*What the exercise asks:*
Retype word for word the first line of the listing and each line after it up to the line with "allow_storage = [1693, 1693, 2034, 2034, 1693, 1693]", with the pictures taken out.

============

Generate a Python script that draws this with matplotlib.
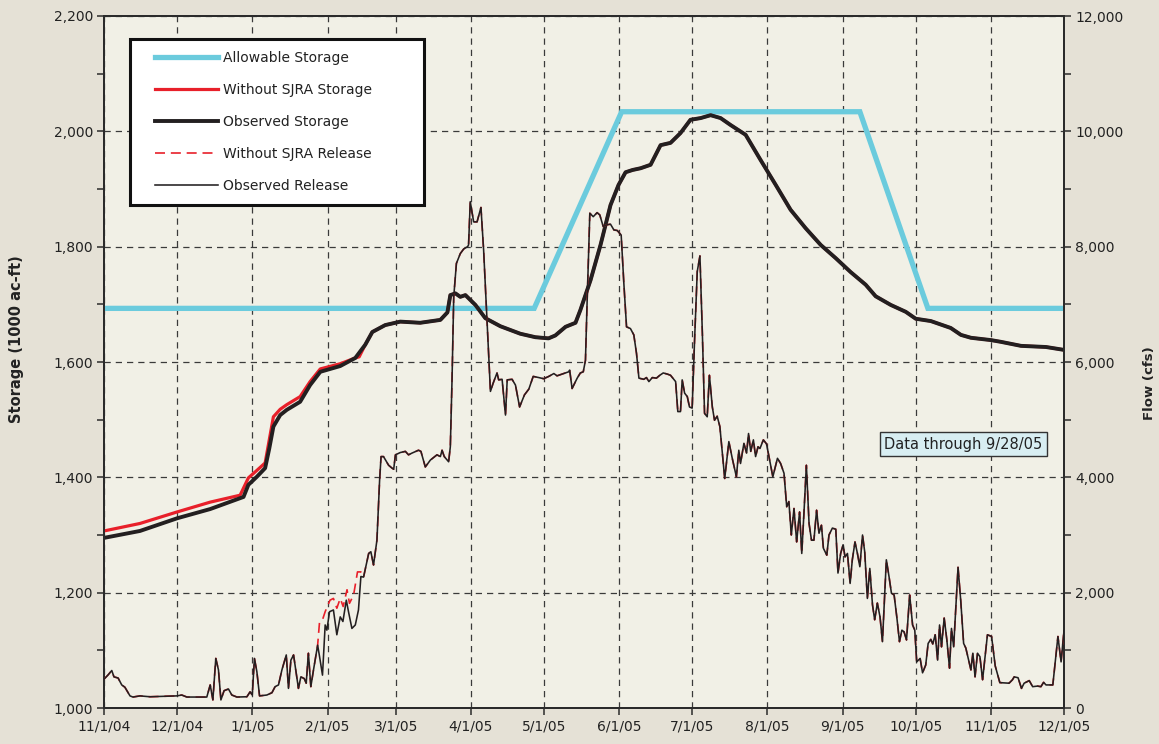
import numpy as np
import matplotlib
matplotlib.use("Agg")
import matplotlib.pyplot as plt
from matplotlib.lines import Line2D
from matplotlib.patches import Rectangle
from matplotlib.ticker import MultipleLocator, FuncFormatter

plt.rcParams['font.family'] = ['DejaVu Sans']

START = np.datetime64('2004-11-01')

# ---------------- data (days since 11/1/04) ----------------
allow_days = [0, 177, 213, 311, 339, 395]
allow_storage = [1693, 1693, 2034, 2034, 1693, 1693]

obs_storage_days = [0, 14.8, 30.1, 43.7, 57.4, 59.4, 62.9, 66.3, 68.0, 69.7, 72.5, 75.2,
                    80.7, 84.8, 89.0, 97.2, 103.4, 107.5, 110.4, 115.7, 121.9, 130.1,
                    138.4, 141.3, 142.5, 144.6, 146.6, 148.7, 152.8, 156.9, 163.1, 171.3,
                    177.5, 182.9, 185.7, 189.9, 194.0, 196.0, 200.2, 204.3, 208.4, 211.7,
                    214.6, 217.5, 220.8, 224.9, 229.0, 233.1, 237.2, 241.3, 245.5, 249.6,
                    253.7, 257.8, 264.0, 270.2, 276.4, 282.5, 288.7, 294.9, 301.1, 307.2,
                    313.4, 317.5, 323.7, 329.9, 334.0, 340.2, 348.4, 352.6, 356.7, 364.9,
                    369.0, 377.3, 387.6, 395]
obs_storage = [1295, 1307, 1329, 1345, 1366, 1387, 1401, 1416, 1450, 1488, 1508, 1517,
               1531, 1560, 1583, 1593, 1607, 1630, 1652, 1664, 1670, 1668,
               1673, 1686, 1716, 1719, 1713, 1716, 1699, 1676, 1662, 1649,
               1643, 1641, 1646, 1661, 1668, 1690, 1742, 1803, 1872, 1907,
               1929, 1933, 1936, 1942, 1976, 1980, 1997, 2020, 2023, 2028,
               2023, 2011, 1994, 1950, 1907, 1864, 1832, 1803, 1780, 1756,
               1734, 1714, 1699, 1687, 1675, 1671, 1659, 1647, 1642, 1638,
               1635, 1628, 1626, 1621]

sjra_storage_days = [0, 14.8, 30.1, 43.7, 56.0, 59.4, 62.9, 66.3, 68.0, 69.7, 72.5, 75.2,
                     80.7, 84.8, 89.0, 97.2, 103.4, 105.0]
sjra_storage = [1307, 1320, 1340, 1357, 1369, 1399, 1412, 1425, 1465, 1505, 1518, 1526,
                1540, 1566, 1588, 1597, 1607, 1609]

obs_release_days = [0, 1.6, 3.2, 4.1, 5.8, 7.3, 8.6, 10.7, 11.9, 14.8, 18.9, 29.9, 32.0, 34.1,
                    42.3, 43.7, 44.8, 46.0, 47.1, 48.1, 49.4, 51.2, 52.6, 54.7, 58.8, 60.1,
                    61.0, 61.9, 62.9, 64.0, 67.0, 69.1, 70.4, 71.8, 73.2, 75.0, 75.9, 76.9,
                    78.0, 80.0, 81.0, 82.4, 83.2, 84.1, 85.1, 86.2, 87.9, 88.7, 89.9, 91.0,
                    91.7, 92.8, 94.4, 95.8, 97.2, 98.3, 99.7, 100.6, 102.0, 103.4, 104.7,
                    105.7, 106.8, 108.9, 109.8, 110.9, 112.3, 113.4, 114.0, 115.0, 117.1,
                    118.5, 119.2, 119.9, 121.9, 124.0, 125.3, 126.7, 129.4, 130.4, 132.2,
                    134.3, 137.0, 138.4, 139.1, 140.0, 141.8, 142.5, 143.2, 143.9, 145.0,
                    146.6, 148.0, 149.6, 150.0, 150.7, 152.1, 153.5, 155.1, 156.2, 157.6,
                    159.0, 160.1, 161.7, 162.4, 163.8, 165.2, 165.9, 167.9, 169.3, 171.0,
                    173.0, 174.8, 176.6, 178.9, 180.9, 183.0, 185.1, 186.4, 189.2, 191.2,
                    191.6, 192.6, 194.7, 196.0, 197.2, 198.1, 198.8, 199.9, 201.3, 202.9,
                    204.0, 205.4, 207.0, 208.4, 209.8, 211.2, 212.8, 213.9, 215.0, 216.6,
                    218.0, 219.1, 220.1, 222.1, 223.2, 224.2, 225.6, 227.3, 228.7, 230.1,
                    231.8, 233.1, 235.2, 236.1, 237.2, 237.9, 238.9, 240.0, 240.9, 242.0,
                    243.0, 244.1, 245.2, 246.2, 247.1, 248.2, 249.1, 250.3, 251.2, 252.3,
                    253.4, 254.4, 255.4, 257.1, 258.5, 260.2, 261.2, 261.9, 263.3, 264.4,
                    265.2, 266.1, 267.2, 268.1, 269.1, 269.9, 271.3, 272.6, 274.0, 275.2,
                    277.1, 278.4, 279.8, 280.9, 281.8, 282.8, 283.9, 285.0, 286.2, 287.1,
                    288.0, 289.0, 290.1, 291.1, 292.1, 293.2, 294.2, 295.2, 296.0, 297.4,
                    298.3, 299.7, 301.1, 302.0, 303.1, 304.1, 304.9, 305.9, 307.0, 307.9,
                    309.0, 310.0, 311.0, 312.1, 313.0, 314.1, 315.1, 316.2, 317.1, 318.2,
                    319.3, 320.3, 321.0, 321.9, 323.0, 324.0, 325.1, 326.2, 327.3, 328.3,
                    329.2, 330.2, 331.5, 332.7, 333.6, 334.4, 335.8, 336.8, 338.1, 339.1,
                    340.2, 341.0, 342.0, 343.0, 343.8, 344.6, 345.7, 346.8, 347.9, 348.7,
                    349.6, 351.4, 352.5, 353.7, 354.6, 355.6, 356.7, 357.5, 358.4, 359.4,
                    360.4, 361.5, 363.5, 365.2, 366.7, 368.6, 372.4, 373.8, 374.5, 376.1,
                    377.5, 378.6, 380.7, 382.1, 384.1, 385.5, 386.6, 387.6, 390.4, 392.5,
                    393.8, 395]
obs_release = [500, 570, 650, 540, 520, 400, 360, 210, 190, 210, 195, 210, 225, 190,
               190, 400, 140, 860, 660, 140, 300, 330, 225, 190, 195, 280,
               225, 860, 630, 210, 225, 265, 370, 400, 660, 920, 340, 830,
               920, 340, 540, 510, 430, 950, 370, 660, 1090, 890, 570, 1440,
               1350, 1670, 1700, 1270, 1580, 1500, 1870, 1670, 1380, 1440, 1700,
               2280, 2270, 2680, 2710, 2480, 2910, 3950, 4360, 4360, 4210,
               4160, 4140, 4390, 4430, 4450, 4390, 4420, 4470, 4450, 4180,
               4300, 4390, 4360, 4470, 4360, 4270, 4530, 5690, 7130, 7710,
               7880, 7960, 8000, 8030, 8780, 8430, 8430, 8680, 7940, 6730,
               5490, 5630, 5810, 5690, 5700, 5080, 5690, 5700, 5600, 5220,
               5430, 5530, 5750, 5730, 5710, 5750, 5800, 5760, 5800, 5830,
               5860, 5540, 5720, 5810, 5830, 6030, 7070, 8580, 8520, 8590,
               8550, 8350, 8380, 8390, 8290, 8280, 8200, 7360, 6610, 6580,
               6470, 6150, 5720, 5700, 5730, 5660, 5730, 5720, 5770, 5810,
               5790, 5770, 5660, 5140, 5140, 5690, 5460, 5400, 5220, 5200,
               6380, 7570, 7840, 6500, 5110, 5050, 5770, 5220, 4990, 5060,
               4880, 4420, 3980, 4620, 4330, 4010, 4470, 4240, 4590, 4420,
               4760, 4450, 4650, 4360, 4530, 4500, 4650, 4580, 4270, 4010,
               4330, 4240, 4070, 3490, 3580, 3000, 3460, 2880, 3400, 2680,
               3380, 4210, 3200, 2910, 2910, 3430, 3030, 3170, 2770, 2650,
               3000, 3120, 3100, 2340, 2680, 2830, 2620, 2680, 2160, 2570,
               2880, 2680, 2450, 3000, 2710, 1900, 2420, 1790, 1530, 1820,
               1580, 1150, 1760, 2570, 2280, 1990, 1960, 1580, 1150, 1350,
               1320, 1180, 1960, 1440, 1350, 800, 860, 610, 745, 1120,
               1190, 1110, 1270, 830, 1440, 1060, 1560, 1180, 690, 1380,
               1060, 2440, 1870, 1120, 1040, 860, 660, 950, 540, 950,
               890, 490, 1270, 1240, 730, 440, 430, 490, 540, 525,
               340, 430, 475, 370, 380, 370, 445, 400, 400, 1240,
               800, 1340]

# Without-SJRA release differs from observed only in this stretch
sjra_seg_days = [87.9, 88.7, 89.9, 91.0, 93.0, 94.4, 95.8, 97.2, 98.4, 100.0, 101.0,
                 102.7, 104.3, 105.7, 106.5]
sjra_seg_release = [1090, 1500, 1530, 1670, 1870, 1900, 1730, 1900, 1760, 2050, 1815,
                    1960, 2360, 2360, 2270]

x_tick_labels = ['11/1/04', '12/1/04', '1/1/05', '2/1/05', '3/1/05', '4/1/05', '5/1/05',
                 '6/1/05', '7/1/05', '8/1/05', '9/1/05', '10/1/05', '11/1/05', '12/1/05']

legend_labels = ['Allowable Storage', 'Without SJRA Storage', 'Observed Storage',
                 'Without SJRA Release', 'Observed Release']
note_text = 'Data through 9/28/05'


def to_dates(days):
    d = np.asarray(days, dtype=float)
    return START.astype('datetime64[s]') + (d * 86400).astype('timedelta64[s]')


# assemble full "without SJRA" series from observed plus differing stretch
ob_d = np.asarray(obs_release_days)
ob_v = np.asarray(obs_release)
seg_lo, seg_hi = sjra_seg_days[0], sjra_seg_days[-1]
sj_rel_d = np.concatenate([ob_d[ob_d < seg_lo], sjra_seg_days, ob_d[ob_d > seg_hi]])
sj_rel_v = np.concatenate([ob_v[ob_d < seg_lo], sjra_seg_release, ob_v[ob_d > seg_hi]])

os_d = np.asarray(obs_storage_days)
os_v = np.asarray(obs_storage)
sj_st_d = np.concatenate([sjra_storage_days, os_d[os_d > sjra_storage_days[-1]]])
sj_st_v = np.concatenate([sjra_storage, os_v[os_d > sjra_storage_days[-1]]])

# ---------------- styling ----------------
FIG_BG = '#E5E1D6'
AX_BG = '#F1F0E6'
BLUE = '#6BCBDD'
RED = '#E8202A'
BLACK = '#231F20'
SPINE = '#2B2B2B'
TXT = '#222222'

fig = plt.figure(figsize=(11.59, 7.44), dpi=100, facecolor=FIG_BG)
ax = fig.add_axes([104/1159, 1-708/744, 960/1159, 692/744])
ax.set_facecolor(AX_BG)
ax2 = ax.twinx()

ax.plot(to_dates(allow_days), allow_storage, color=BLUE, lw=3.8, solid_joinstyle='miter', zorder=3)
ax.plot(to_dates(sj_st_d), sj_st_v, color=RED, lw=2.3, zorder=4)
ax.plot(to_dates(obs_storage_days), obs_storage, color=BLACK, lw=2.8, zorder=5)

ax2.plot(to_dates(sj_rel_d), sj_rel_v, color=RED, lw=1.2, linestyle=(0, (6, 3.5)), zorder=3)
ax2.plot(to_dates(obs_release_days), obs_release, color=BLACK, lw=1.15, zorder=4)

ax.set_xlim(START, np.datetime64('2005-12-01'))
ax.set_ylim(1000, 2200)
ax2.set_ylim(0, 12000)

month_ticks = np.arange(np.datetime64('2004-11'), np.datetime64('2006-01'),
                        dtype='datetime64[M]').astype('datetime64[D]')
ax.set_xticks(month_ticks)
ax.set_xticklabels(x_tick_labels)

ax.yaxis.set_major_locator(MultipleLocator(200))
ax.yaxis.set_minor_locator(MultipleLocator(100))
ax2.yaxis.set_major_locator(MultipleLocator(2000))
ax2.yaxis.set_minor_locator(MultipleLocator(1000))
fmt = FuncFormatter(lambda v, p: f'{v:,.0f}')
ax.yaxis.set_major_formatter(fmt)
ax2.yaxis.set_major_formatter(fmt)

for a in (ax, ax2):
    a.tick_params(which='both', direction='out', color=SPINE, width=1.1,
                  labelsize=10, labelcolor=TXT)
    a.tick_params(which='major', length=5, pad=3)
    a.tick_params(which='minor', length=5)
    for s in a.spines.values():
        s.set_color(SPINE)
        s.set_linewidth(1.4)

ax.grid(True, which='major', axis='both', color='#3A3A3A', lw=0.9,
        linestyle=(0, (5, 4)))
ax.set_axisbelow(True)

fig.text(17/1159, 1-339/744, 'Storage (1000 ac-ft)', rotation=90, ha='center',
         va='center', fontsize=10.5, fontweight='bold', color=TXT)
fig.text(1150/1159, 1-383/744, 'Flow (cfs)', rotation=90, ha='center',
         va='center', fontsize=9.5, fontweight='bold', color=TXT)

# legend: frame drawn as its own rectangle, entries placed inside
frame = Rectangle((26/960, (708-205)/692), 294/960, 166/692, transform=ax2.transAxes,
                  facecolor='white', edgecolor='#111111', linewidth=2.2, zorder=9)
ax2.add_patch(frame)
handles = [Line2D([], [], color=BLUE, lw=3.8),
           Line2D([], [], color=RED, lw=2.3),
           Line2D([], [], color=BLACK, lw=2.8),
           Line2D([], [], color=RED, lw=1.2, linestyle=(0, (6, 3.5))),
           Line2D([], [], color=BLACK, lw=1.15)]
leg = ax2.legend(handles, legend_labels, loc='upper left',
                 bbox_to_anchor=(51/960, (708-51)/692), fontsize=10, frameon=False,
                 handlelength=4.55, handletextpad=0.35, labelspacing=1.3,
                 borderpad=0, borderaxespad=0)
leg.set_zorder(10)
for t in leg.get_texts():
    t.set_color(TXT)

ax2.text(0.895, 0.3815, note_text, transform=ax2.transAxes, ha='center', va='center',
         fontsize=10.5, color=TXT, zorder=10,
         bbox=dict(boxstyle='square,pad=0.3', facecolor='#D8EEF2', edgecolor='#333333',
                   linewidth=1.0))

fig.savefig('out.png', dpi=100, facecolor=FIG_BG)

============

*Finished exercise:*
Generate a Python script that draws this with matplotlib.
import numpy as np
import matplotlib
matplotlib.use("Agg")
import matplotlib.pyplot as plt
from matplotlib.lines import Line2D
from matplotlib.patches import Rectangle
from matplotlib.ticker import MultipleLocator, FuncFormatter

plt.rcParams['font.family'] = ['DejaVu Sans']

START = np.datetime64('2004-11-01')

# ---------------- data (days since 11/1/04) ----------------
allow_days = [0, 177, 213, 311, 339, 395]
allow_storage = [1693, 1693, 2034, 2034, 1693, 1693]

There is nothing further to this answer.